When to use it: Use ONNX when you need portability – especially if different teams or environments are involved.
2. TorchScript
TorchScript lets you compile PyTorch models into a format that can run without Python. That means you can deploy it in environments like C++ or mobile without carrying the full Python runtime.
It supports two approaches: tracing (recording execution with sample inputs) and scripting (capturing full control flow).
Key considerations: Its biggest advantage is removing the Python dependency, which helps reduce latency and makes it suitable for more constrained environments.
When to use it: Best for high-performance systems where Python would be too heavy or introduce security concerns.
3. TensorFlow SavedModel
SavedModel is TensorFlow’s native format. It stores everything – the computation graph, weights, and serving logic – in a single directory.
It’s also the standard input format for TensorFlow Serving, TFLite, and Google Cloud AI Platform.
Key considerations: It keeps everything within the TensorFlow ecosystem intact, so you don’t lose any part of the model when moving to production.
When to use it: If your project is built on TensorFlow, this is the default and safest choice.
4. Pickle and Joblib
Pickle is Python’s built-in way of saving objects, and Joblib builds on top of it to better handle large arrays and models.
These are commonly used for scikit-learn pipelines, XGBoost models, and other traditional ML setups.
Key considerations: They’re simple and convenient, but come with real trade-offs. Pickle can execute arbitrary code when loading, which makes it unsafe in untrusted environments. It’s also tightly coupled to Python versions and library dependencies, so models can break when moved across environments.
When to use it: Best suited for controlled environments where everything runs in the same Python stack, such as internal tools, quick prototypes, or batch jobs.
It’s especially practical when you’re working with classical ML models and don’t need cross-language support or long-term portability. Avoid it for production systems that require security, reproducibility, or deployment across different environments.
5. Safetensors
Safetensors is a newer format developed by Hugging Face. It’s designed to be safe, fast, and straightforward.
It avoids arbitrary code execution and allows efficient loading directly from disk.
Key considerations: It’s both memory-efficient and secure, which makes it a strong alternative to older formats like Pickle.
When to use it: Ideal for modern workflows where speed and safety are important.
Model Bundling and Serving Tools
Once your model is saved, the next step is making it usable in production. That means wrapping it in a way that can handle requests and connect it to the rest of your system.
1. BentoML
BentoML allows you to define your model service in Python – including preprocessing, inference, and postprocessing – and package everything into a single unit called a “Bento.”
This bundle includes the model, code, dependencies, and even Docker configuration.

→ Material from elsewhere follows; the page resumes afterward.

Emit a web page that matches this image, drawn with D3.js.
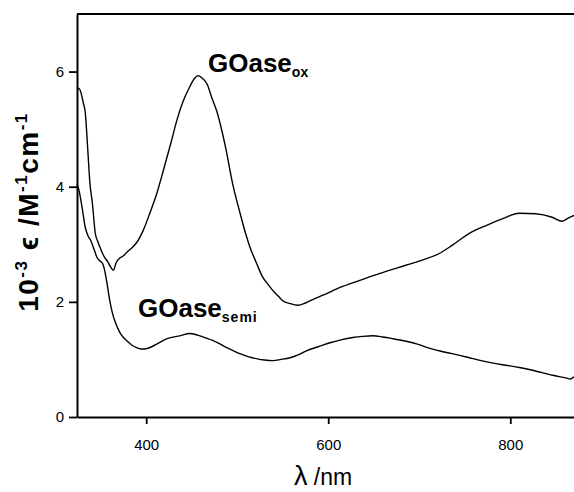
<!DOCTYPE html>
<html>
<head>
<meta charset="utf-8">
<script src="https://cdn.jsdelivr.net/npm/d3@7"></script>
<style>
  html, body { margin: 0; padding: 0; background: #fff; }
  svg { display: block; font-family: "Liberation Sans", Arial, Helvetica, sans-serif; }
</style>
</head>
<body>
<svg id="chart" width="574" height="492"></svg>
<script>
// ---- data ----
const xTicks = [400, 600, 800];
const yTicks = [0, 2, 4, 6];

const oxWavelength = [324,327,331,333,336,338,341,344,347,350,353,358,362,364,367,371,375,380,385,390,397,404,412,419,427,434,441,448,453,457,462,467,472,478,487,495,503,509,514,521,528,534,539,545,550,558,567,575,583,595,613,634,656,686,704,722,736,755,774,791,810,828,846,857,863,870];
const oxValues = [5.72,5.69,5.45,5.30,4.60,4.10,3.70,3.20,3.04,2.92,2.81,2.69,2.58,2.55,2.68,2.76,2.80,2.88,2.95,3.04,3.25,3.54,3.90,4.29,4.75,5.17,5.50,5.74,5.88,5.93,5.88,5.78,5.55,5.29,4.70,4.05,3.55,3.20,2.95,2.68,2.43,2.30,2.20,2.10,2.02,1.97,1.94,1.98,2.04,2.12,2.25,2.37,2.49,2.64,2.73,2.84,2.98,3.19,3.33,3.44,3.54,3.53,3.47,3.40,3.45,3.50];

const semiWavelength = [324,326,330,333,336,339,343,346,350,352,355,357,360,363,366,371,375,379,384,390,395,401,406,412,423,437,448,459,466,473,481,489,496,503,512,522,530,539,548,558,567,576,589,602,614,627,638,649,660,671,684,697,710,722,730,742,755,768,780,795,810,822,835,848,861,866,870];
const semiValues = [4.05,3.95,3.60,3.30,3.15,3.07,2.90,2.77,2.70,2.67,2.50,2.32,2.02,1.80,1.65,1.47,1.38,1.32,1.25,1.20,1.18,1.19,1.22,1.27,1.36,1.41,1.45,1.41,1.37,1.33,1.27,1.20,1.15,1.10,1.05,1.01,0.99,0.98,1.00,1.03,1.08,1.15,1.22,1.29,1.34,1.38,1.40,1.41,1.39,1.36,1.32,1.27,1.20,1.15,1.12,1.08,1.03,0.98,0.94,0.90,0.86,0.82,0.77,0.72,0.68,0.66,0.70];

const xDomain = [324, 870];
const yDomain = [0, 7];

// ---- layout ----
const svg = d3.select("#chart");
const mLeft = 77, mRight = 574, mTop = 14, mBottom = 417;

const x = d3.scaleLinear().domain(xDomain).range([mLeft, mRight]);
const y = d3.scaleLinear().domain(yDomain).range([mBottom, mTop]);

const line = d3.line().x(d => x(d[0])).y(d => y(d[1])).curve(d3.curveMonotoneX);

const ox = d3.zip(oxWavelength, oxValues);
const semi = d3.zip(semiWavelength, semiValues);

svg.append("path").datum(ox).attr("d", line)
  .attr("fill", "none").attr("stroke", "#000").attr("stroke-width", 1.4);
svg.append("path").datum(semi).attr("d", line)
  .attr("fill", "none").attr("stroke", "#000").attr("stroke-width", 1.4);

// axes
const fmt = d3.format("d");
const xAxis = d3.axisBottom(x).tickValues(xTicks).tickFormat(fmt).tickSize(7).tickPadding(15).tickSizeOuter(0);
const gx = svg.append("g").attr("transform", `translate(0,${mBottom})`).call(xAxis);
const yAxis = d3.axisLeft(y).tickValues(yTicks).tickFormat(fmt).tickSize(8).tickPadding(5).tickSizeOuter(0);
const gy = svg.append("g").attr("transform", `translate(${mLeft},0)`).call(yAxis);

[gx, gy].forEach(g => {
  g.select(".domain").attr("stroke", "#000").attr("stroke-width", 2);
  g.selectAll(".tick line").attr("stroke", "#000").attr("stroke-width", 1.8);
  g.selectAll(".tick text").attr("fill", "#000").attr("font-size", 15)
    .attr("font-family", "'Liberation Sans', Arial, sans-serif");
});

// top frame line
svg.append("line").attr("x1", mLeft).attr("x2", mRight).attr("y1", mTop).attr("y2", mTop)
  .attr("stroke", "#000").attr("stroke-width", 2);

// axis titles
const xt = svg.append("text").attr("x", 323).attr("y", 485).attr("text-anchor", "middle")
  .attr("fill", "#000");
xt.append("tspan").attr("font-size", 27).text("λ");
xt.append("tspan").attr("font-size", 23).text(" /nm");

const yt = svg.append("text").attr("transform", "translate(38,212) rotate(-90)")
  .attr("text-anchor", "middle").attr("fill", "#000").attr("font-size", 28)
  .attr("font-weight", "bold").attr("letter-spacing", 1.5);
yt.append("tspan").text("10");
yt.append("tspan").attr("font-size", 17).attr("dy", -11).text("-3");
yt.append("tspan").attr("dy", 11).text(" ϵ /M");
yt.append("tspan").attr("font-size", 17).attr("dy", -11).text("-1");
yt.append("tspan").attr("dy", 11).text("cm");
yt.append("tspan").attr("font-size", 17).attr("dy", -11).text("-1");

// curve labels
const l1 = svg.append("text").attr("x", 208).attr("y", 72).attr("fill", "#000").attr("font-weight", "bold");
l1.append("tspan").attr("font-size", 26).text("GOase");
l1.append("tspan").attr("font-size", 14).attr("dy", 5).text("ox");

const l2 = svg.append("text").attr("x", 138).attr("y", 317).attr("fill", "#000").attr("font-weight", "bold");
l2.append("tspan").attr("font-size", 26).text("GOase");
l2.append("tspan").attr("font-size", 14).attr("dy", 5).attr("letter-spacing", 1).text("semi");
</script>
</body>
</html>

Key considerations: It simplifies deployment by packaging everything into one consistent artifact that can run anywhere.
When to use it: Great when you want to ship your model and all its logic together as one deployable unit.
2. NVIDIA Triton Inference Server
Triton is NVIDIA’s production-grade inference server. It supports multiple model formats like ONNX, TorchScript, TensorFlow, and more.

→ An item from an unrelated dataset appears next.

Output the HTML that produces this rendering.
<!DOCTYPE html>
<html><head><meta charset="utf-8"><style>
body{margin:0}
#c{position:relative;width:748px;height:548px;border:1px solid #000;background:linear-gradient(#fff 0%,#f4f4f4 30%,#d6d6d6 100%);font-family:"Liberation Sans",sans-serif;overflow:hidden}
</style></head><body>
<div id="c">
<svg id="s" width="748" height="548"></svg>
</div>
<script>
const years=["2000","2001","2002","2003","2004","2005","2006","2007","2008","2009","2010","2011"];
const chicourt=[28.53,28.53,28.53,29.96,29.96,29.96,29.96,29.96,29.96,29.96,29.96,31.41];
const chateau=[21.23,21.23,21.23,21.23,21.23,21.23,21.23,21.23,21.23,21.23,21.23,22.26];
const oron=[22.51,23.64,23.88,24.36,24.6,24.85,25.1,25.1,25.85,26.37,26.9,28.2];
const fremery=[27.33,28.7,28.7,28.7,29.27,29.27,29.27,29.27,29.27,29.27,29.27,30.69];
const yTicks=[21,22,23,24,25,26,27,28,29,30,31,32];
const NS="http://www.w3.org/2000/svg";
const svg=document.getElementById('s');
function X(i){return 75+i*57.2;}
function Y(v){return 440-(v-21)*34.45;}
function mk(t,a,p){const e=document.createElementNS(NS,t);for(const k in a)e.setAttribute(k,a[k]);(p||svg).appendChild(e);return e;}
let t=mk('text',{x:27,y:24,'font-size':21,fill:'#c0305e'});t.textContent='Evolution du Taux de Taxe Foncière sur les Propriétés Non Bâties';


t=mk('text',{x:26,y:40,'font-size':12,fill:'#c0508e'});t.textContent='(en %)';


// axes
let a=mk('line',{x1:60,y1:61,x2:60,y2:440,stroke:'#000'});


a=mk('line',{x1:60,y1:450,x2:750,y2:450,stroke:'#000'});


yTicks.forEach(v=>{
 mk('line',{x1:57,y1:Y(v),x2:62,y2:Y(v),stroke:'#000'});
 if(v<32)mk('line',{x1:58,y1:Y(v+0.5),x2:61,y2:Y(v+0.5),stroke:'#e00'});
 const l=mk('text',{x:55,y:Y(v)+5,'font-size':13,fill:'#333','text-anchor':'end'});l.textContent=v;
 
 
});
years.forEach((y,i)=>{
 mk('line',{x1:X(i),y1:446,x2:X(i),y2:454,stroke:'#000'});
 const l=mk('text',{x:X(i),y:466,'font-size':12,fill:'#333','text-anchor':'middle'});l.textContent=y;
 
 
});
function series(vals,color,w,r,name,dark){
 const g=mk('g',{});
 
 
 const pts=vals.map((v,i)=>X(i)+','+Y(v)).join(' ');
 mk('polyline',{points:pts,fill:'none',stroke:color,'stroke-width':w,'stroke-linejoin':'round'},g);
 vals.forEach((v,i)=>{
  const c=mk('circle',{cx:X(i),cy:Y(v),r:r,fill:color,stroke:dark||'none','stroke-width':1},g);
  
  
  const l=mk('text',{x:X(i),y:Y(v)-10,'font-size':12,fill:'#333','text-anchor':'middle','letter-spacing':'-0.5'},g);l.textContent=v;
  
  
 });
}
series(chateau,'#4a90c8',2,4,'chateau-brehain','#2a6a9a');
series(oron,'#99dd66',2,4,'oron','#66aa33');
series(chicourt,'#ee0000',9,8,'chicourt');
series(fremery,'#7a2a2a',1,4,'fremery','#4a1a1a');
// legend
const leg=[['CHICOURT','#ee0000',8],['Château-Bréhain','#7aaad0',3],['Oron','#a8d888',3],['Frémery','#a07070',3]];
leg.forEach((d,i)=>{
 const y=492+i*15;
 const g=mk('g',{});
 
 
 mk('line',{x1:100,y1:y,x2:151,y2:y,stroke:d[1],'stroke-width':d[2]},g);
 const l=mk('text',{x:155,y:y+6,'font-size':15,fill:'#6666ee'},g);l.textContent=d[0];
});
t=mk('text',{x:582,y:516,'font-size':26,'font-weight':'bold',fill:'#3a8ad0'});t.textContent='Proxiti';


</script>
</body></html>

It’s built for performance, using features like dynamic batching and concurrent execution to fully utilize GPUs.
Key considerations: It delivers high throughput and efficiently uses hardware, especially GPUs, while supporting models from different frameworks.

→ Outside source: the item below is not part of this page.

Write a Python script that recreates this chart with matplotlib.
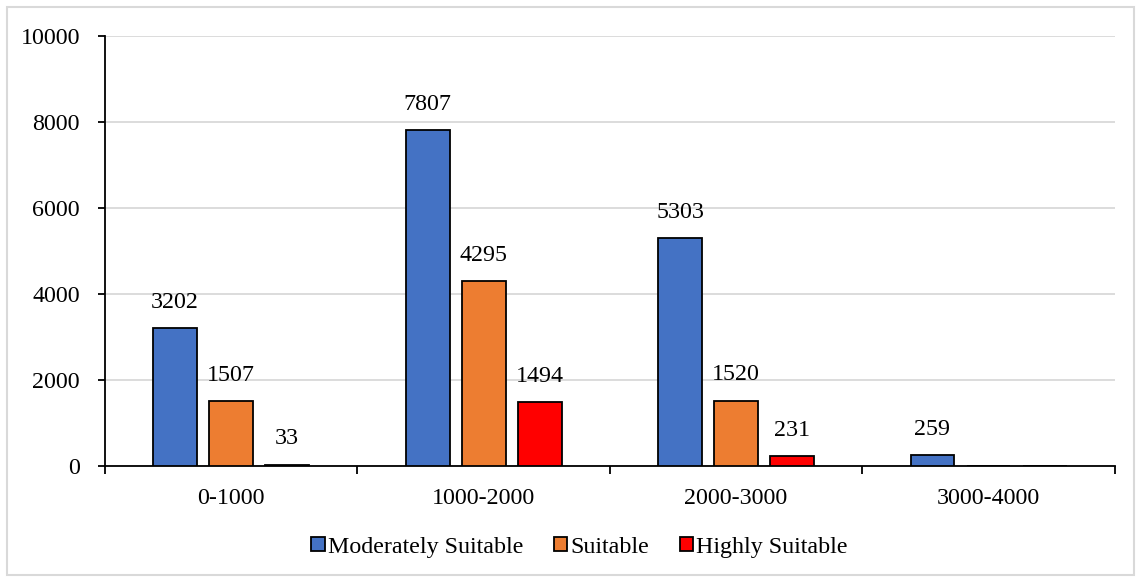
import numpy as np
import matplotlib.pyplot as plt
from matplotlib.patches import Rectangle

plt.rcParams['font.family'] = ['Liberation Serif', 'DejaVu Serif']

categories = ['0-1000', '1000-2000', '2000-3000', '3000-4000']
moderately = [3202, 7807, 5303, 259]
suitable = [1507, 4295, 1520, 0]
highly = [33, 1494, 231, 0]

series = [
    ('Moderately Suitable', moderately, '#4472C4'),
    ('Suitable', suitable, '#ED7D31'),
    ('Highly Suitable', highly, '#FF0000'),
]

fs = 17.3

fig = plt.figure(figsize=(11.41, 5.79), dpi=100)
ax = fig.add_axes([0.092, 0.195, 0.885, 0.743])

x = np.arange(len(categories))
width = 0.174
step = 0.222
for i, (name, vals, color) in enumerate(series):
    bars = ax.bar(x + (i - 1) * step, vals, width, color=color,
                  edgecolor='black', linewidth=1.3, label=name, zorder=3)
    labels = [str(v) if v > 0 else '' for v in vals]
    ax.bar_label(bars, labels=labels, padding=11, fontsize=fs)

ax.set_xlim(-0.5, len(categories) - 0.5)
ax.set_ylim(0, 10000)
ax.set_yticks(np.arange(0, 10001, 2000))
ax.set_xticks(x)
ax.set_xticklabels(categories)
ax.set_xticks(np.arange(-0.5, len(categories), 1), minor=True)

ax.tick_params(axis='x', which='major', length=0, pad=16, labelsize=fs)
ax.tick_params(axis='x', which='minor', length=6, width=1.3, direction='out')
ax.tick_params(axis='y', length=5, width=1.3, pad=13, labelsize=fs)

ax.grid(axis='y', color='#d9d9d9', linewidth=1.3, zorder=0)
ax.set_axisbelow(True)
for side in ['top', 'right']:
    ax.spines[side].set_visible(False)
ax.spines['left'].set_linewidth(1.3)
ax.spines['bottom'].set_linewidth(1.3)

fig.legend(loc='center', bbox_to_anchor=(0.508, 0.055), ncol=3, frameon=False,
           fontsize=fs, handlelength=0.55, handleheight=0.55,
           handletextpad=0.12, columnspacing=1.3)

# thin frame around the whole figure
fig.patches.append(Rectangle((0.006, 0.007), 0.988, 0.981, transform=fig.transFigure,
                             fill=False, edgecolor='#d9d9d9', linewidth=1.5))

fig.savefig('out.png', dpi=100)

When to use it: Best for large-scale deployments where performance, low latency, and GPU usage are critical.
3. TorchServe
TorchServe is the official serving tool for PyTorch, developed with AWS.
It packages models into a MAR file, which includes weights, code, and dependencies, and provides APIs for managing models in production.
Key considerations: It offers built-in features for versioning, batching, and management without needing to build everything from scratch.
When to use it: A solid choice for deploying PyTorch models in a standard production setup.
Model Registries
A model registry is essentially your source of truth. It stores your models, tracks versions, and manages their lifecycle from experimentation to production.
Without one, things quickly become messy and hard to track.
1. MLflow Model Registry
MLflow is one of the most widely used MLOps platforms. Its registry helps manage model versions and track their progression through stages like Staging and Production.
It also links models back to the experiments that created them.
Key considerations: It provides strong lifecycle management and makes it easier to track and audit models.
When to use it: Ideal for teams that need structured workflows and clear governance.
2. Hugging Face Hub
The Hugging Face Hub is one of the largest platforms for sharing and managing models.
It supports both public and private repositories, along with dataset versioning and interactive demos.
Key considerations: It offers a huge library of models and makes collaboration very easy.
When to use it: Perfect for projects involving transformers, generative AI, or anything that benefits from sharing and discovery.
3. Weights and Biases
Weights & Biases combines experiment tracking with a model registry.
It connects each model directly to the training run that produced it.
Key considerations: It gives you full traceability, so you always know how a model was created.
When to use it: Best when you want a strong link between experimentation and production artifacts.
Conclusion
Machine learning systems rarely fail because the models are bad. They fail because the path to production is fragile.
Packaging is what connects research to production. If that connection is weak, even great models won’t make it into real use.
Choosing the right tools across serialization, serving, and registry layers makes systems easier to deploy and maintain. Formats like ONNX and Safetensors improve portability and safety. Tools like Triton and BentoML help with reliable serving. Registries like MLflow and Hugging Face Hub keep everything organized.
The main idea is simple: don’t leave deployment as something to figure out later.
When packaging is planned early, teams move faster and avoid a lot of unnecessary problems.
In practice, success in MLOps isn’t just about building models. It’s about making sure they actually run in the real world.